◆ **WRITTEN PROBLEM**
Your task is to copy the listing exactly, with the pictures left out.

◆ **INFORMATION SHOWN**
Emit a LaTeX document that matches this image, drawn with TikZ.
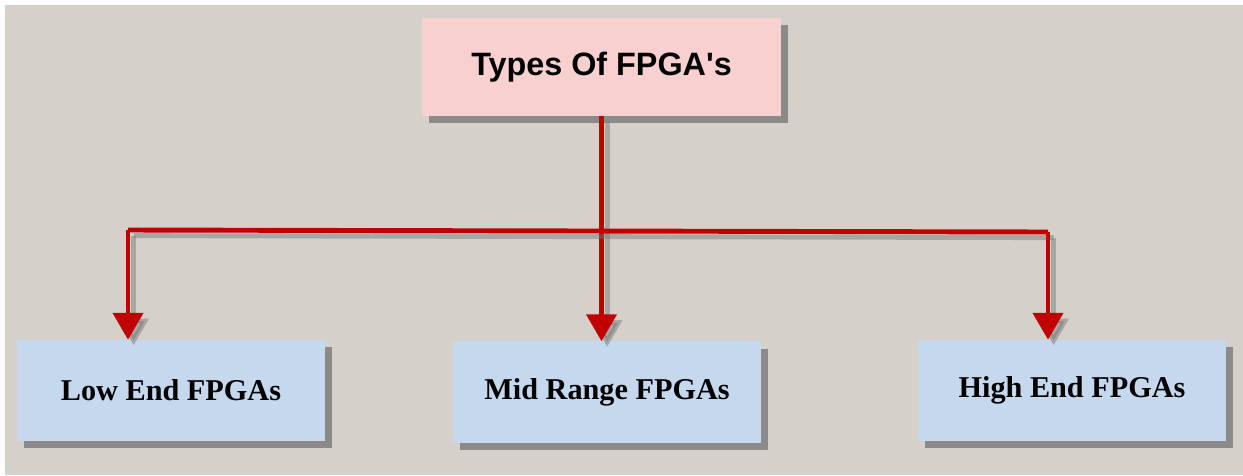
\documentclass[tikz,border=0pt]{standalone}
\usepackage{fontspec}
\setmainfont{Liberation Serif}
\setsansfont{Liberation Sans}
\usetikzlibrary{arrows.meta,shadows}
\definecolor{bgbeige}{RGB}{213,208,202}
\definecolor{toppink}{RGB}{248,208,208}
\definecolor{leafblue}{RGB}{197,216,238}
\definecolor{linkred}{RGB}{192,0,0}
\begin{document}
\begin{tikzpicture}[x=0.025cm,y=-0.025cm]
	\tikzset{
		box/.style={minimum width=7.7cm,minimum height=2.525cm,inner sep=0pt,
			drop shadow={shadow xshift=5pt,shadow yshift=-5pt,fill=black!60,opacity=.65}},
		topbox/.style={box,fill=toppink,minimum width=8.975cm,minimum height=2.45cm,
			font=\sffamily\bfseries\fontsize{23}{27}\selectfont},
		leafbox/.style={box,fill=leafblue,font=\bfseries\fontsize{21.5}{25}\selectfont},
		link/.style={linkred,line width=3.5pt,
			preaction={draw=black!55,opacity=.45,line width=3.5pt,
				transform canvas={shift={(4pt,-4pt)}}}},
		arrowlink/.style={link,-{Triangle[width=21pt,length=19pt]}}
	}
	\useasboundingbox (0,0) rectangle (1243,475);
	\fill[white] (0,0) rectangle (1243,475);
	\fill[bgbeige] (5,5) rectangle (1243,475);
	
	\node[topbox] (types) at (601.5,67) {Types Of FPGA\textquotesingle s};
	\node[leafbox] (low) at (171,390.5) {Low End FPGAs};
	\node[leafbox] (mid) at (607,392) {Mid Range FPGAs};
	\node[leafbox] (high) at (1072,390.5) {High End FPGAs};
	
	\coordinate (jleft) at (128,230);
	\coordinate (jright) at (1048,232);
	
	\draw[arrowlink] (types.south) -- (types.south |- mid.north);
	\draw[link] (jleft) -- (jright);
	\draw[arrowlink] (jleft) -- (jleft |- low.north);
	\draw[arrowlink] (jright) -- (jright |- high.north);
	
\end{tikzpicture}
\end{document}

◆ **COMPLETE RESPONSE**
Emit a LaTeX document that matches this image, drawn with TikZ.
\documentclass[tikz,border=0pt]{standalone}
\usepackage{fontspec}
\setmainfont{Liberation Serif}
\setsansfont{Liberation Sans}
\usetikzlibrary{arrows.meta,shadows}
\definecolor{bgbeige}{RGB}{213,208,202}
\definecolor{toppink}{RGB}{248,208,208}
\definecolor{leafblue}{RGB}{197,216,238}
\definecolor{linkred}{RGB}{192,0,0}
\begin{document}
\begin{tikzpicture}[x=0.025cm,y=-0.025cm]
	\tikzset{
		box/.style={minimum width=7.7cm,minimum height=2.525cm,inner sep=0pt,
			drop shadow={shadow xshift=5pt,shadow yshift=-5pt,fill=black!60,opacity=.65}},
		topbox/.style={box,fill=toppink,minimum width=8.975cm,minimum height=2.45cm,
			font=\sffamily\bfseries\fontsize{23}{27}\selectfont},
		leafbox/.style={box,fill=leafblue,font=\bfseries\fontsize{21.5}{25}\selectfont},
		link/.style={linkred,line width=3.5pt,
			preaction={draw=black!55,opacity=.45,line width=3.5pt,
				transform canvas={shift={(4pt,-4pt)}}}},
		arrowlink/.style={link,-{Triangle[width=21pt,length=19pt]}}
	}
	\useasboundingbox (0,0) rectangle (1243,475);
	\fill[white] (0,0) rectangle (1243,475);
	\fill[bgbeige] (5,5) rectangle (1243,475);
	
	\node[topbox] (types) at (601.5,67) {Types Of FPGA\textquotesingle s};
	\node[leafbox] (low) at (171,390.5) {Low End FPGAs};
	\node[leafbox] (mid) at (607,392) {Mid Range FPGAs};
	\node[leafbox] (high) at (1072,390.5) {High End FPGAs};
	
	\coordinate (jleft) at (128,230);
	\coordinate (jright) at (1048,232);
	
	\draw[arrowlink] (types.south) -- (types.south |- mid.north);
	\draw[link] (jleft) -- (jright);
	\draw[arrowlink] (jleft) -- (jleft |- low.north);
	\draw[arrowlink] (jright) -- (jright |- high.north);
	
\end{tikzpicture}
\end{document}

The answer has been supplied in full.